Your goal >> Write out the listing, please, but only from its first line through the line containing "const dbTicks = [-3, -6, -9, -12];", exactly as given and without pictures.

╔══

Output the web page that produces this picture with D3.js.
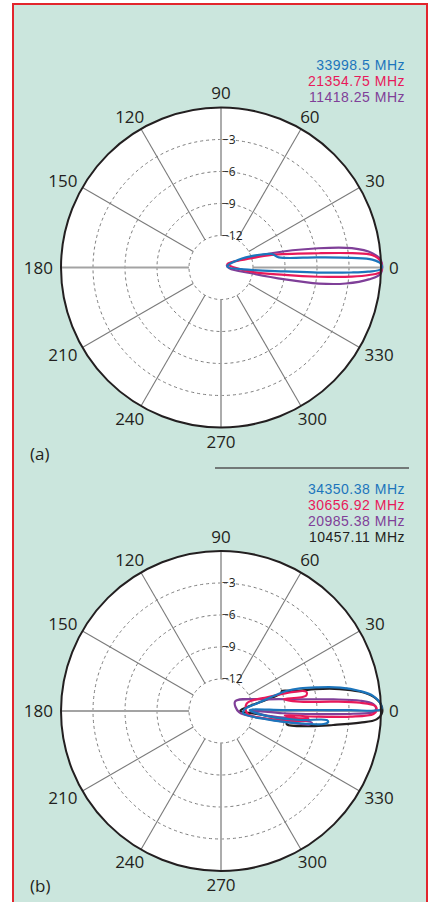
<!DOCTYPE html>
<html>
<head>
<meta charset="utf-8">
<script src="https://cdn.jsdelivr.net/npm/d3@7"></script>
<style>
  html, body { margin: 0; padding: 0; background: #ffffff; }
  svg { display: block; }
  text { font-family: "Open Sans", "Noto Sans", sans-serif; fill: #231f20; }
</style>
</head>
<body>
<div id="chart"></div>
<script>
// ---------------------------------------------------------------------------
// Diagrammi polari (dB) di due antenne, pannelli (a) e (b)
// ---------------------------------------------------------------------------

// tick ------------------------------------------------------------------------
const angleTicks = [0, 30, 60, 90, 120, 150, 180, 210, 240, 270, 300, 330];
const dbTicks = [-3, -6, -9, -12];

// legende ---------------------------------------------------------------------
const legendA = ['33998.5 MHz', '21354.75 MHz', '11418.25 MHz'];
const legendB = ['34350.38 MHz', '30656.92 MHz', '20985.38 MHz', '10457.11 MHz'];

// pannello (a): angolo (gradi) e guadagno (dB) -------------------------------
const a1Ang = [24, 15, 10, 6, 4.2, 3, 1.3, -0.6, -1.6, -2.2, -3, -3.5, -4.5, 8];
const a1Db  = [-13.2, -10.1, -9.5, -5.9, -2.7, -0.8, 0, 0, -1.2, -2.8, -5.9, -9.0, -12.2, -14.4];

const a2Ang = [29, 16.8, 14, 8.3, 6.2, 4.75, 2.1, -1.5, -2.9, -4.0, -5.4, -6.7, -7.9];
const a2Db  = [-14.3, -12.0, -10.1, -5.75, -2.6, -0.8, 0, 0, -1.1, -2.7, -5.8, -9.0, -12.1];

const a3Ang = [22, 15.8, 11.2, 8.4, 5.4, 2.7, -2.1, -4.6, -7.3, -9.3, -10.5, -10.8, -6];
const a3Db  = [-14.4, -10.1, -5.7, -2.6, -0.75, 0, 0, -1.1, -3.2, -5.7, -8.9, -12.1, -14.2];

// pannello (b) ----------------------------------------------------------------
const b1Ang = [4, 12, 17, 16, 13.9, 11.1, 8.2, 5.6, 2.4, 0.6, 0.4, 0.6, 0.9, 2, -6.2, -6.5, -4.9, -5.9, -7.2, -8.9, -10.3, -5.9];
const b1Db  = [-12.8, -11.5, -8.6, -7.3, -5.8, -3.6, -1.85, -0.65, 0, 0, -2.9, -6.0, -9.2, -12.3, -10.7, -7.55, -5.05, -4.9, -5.3, -7.5, -10.6, -12.9];

const b2Ang = [16, 16.7, 12.7, 10.2, 10.6, 6.7, 4.75, 3.4, 1.9, 0.4, -1.1, -2.5, -3.4, -3.8, -5.5, -5.0, -6.3, -8.0, -6];
const b2Db  = [-12.5, -10.5, -6.8, -6.9, -9.0, -7.55, -4.4, -1.95, -0.55, -0.4, -0.7, -2.9, -6.0, -9.0, -8.0, -6.8, -6.9, -8.5, -12.5];

const b3Ang = [34, 14.4, 8.4, 5.9, 4.2, 2.6, 1, -0.4, -1.2, -1.8, -2.1, 0.6, -5.5, -6.3, -7.4, -8.6, -9.5, -9.8, -4];
const b3Db  = [-13.4, -10.6, -7.5, -4.4, -1.9, -0.7, -0.45, -0.7, -2.6, -6.0, -9.2, -12.3, -10.8, -7.6, -6.4, -6.6, -8.5, -11.0, -13.3];

const b4Ang = [5, 16.5, 18.2, 14.8, 13, 10.5, 8, 5.5, 2.4, -0.6, -3.1, -4.8, -7.1, -9.6, -11.5, -8.7, -5, 0];
const b4Db  = [-13.0, -9.1, -9.0, -7.7, -5.9, -3.7, -1.9, -0.7, 0, 0.1, -0.4, -1.9, -4.4, -6.5, -8.7, -8.8, -11.5, -13.2];

const colors = { blue: '#1c75bc', red: '#e8195a', purple: '#7f3f98', black: '#231f20' };

const seriesA = [
  { ang: a3Ang, db: a3Db, color: colors.purple },
  { ang: a2Ang, db: a2Db, color: colors.red },
  { ang: a1Ang, db: a1Db, color: colors.blue }
];
const seriesB = [
  { ang: b4Ang, db: b4Db, color: colors.black },
  { ang: b3Ang, db: b3Db, color: colors.purple },
  { ang: b2Ang, db: b2Db, color: colors.red },
  { ang: b1Ang, db: b1Db, color: colors.blue }
];

// impostazioni ----------------------------------------------------------------
const width = 430, height = 902;
const cx = 221, R = 160;

const svg = d3.select('#chart').append('svg')
  .attr('width', width)
  .attr('height', height);

// sfondo e cornice
svg.append('rect')
  .attr('x', 13).attr('y', 4)
  .attr('width', 414).attr('height', 920)
  .attr('fill', '#cbe6dd')
  .attr('stroke', '#e2252c')
  .attr('stroke-width', 2);

// scala radiale (dB -> pixel)
const r = d3.scaleLinear().domain([-15, 0]).range([0, R]);
const rad = v => Math.max(0, r(v));

function drawPanel(cy, series, legend, legendY, legendStep, tagY, tag) {
  const g = svg.append('g').attr('transform', `translate(${cx},${cy})`);

  // disco bianco
  g.append('circle').attr('r', R).attr('fill', '#ffffff');

  // cerchi tratteggiati
  g.selectAll('.ring')
    .data(dbTicks)
    .enter().append('circle')
    .attr('r', d => rad(d))
    .attr('fill', 'none')
    .attr('stroke', '#7d7d7d')
    .attr('stroke-width', 1)
    .attr('stroke-dasharray', '3,3');

  // raggi ogni 30 gradi
  g.selectAll('.spoke')
    .data(angleTicks)
    .enter().append('line')
    .attr('x1', d => rad(-12) * Math.cos(d * Math.PI / 180))
    .attr('y1', d => -rad(-12) * Math.sin(d * Math.PI / 180))
    .attr('x2', d => R * Math.cos(d * Math.PI / 180))
    .attr('y2', d => -R * Math.sin(d * Math.PI / 180))
    .attr('stroke', d => d % 90 === 0 ? '#a3a3a3' : '#7a7a7a')
    .attr('stroke-width', d => d % 90 === 0 ? 1.8 : 1.1);

  // etichette dB sul raggio verticale
  g.selectAll('.dbl')
    .data(dbTicks)
    .enter().append('text')
    .attr('x', 1)
    .attr('y', d => -rad(d))
    .attr('dy', '0.35em')
    .style('font-size', '12px')
    .text(d => '\u2212' + Math.abs(d));

  // curve di radiazione
  const line = d3.lineRadial()
    .angle(d => (90 - d.a) * Math.PI / 180)
    .radius(d => rad(d.v))
    .curve(d3.curveCatmullRomClosed.alpha(0.5));

  series.forEach(s => {
    const pts = s.ang.map((a, i) => ({ a: a, v: s.db[i] }));
    g.append('path')
      .attr('d', line(pts))
      .attr('fill', 'none')
      .attr('stroke', s.color)
      .attr('stroke-width', 2.2)
      .attr('stroke-linejoin', 'round');
  });

  // bordo esterno
  g.append('circle').attr('r', R)
    .attr('fill', 'none')
    .attr('stroke', '#231f20')
    .attr('stroke-width', 2);

  // etichette angolari
  g.selectAll('.angl')
    .data(angleTicks)
    .enter().append('text')
    .style('font-size', '17px')
    .attr('text-anchor', 'middle')
    .attr('dy', '0.36em')
    .text(d => d)
    .each(function (d) {
      const t = d * Math.PI / 180;
      const w = this.getComputedTextLength();
      const h = 12.5;
      const px = (R + 8) * Math.cos(t) + Math.cos(t) * w / 2;
      const py = -(R + 8) * Math.sin(t) - Math.sin(t) * h / 2;
      d3.select(this).attr('x', px).attr('y', py);
    });

  // legenda
  svg.append('g').selectAll('text')
    .data(legend)
    .enter().append('text')
    .attr('x', 405)
    .attr('y', (d, i) => legendY + i * legendStep)
    .attr('dy', '0.36em')
    .attr('text-anchor', 'end')
    .style('font-family', '"Liberation Sans", Arial, sans-serif')
    .style('font-size', '14px')
    .style('letter-spacing', '0.5px')
    .style('fill', (d, i) => series[series.length - 1 - i].color)
    .text(d => d);

  // sigla del pannello
  svg.append('text')
    .attr('x', 30)
    .attr('y', tagY)
    .attr('dy', '0.36em')
    .style('font-size', '17px')
    .text(tag);
}

drawPanel(267.5, seriesA, legendA, 65, 15.8, 454, '(a)');

// linea di separazione
svg.append('line')
  .attr('x1', 215).attr('x2', 409)
  .attr('y1', 468).attr('y2', 468)
  .attr('stroke', '#555555')
  .attr('stroke-width', 1.5);

drawPanel(711, seriesB, legendB, 489, 16, 886, '(b)');
</script>
</body>
</html>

╚══

The result >>
Output the web page that produces this picture with D3.js.
<!DOCTYPE html>
<html>
<head>
<meta charset="utf-8">
<script src="https://cdn.jsdelivr.net/npm/d3@7"></script>
<style>
  html, body { margin: 0; padding: 0; background: #ffffff; }
  svg { display: block; }
  text { font-family: "Open Sans", "Noto Sans", sans-serif; fill: #231f20; }
</style>
</head>
<body>
<div id="chart"></div>
<script>
// ---------------------------------------------------------------------------
// Diagrammi polari (dB) di due antenne, pannelli (a) e (b)
// ---------------------------------------------------------------------------

// tick ------------------------------------------------------------------------
const angleTicks = [0, 30, 60, 90, 120, 150, 180, 210, 240, 270, 300, 330];
const dbTicks = [-3, -6, -9, -12];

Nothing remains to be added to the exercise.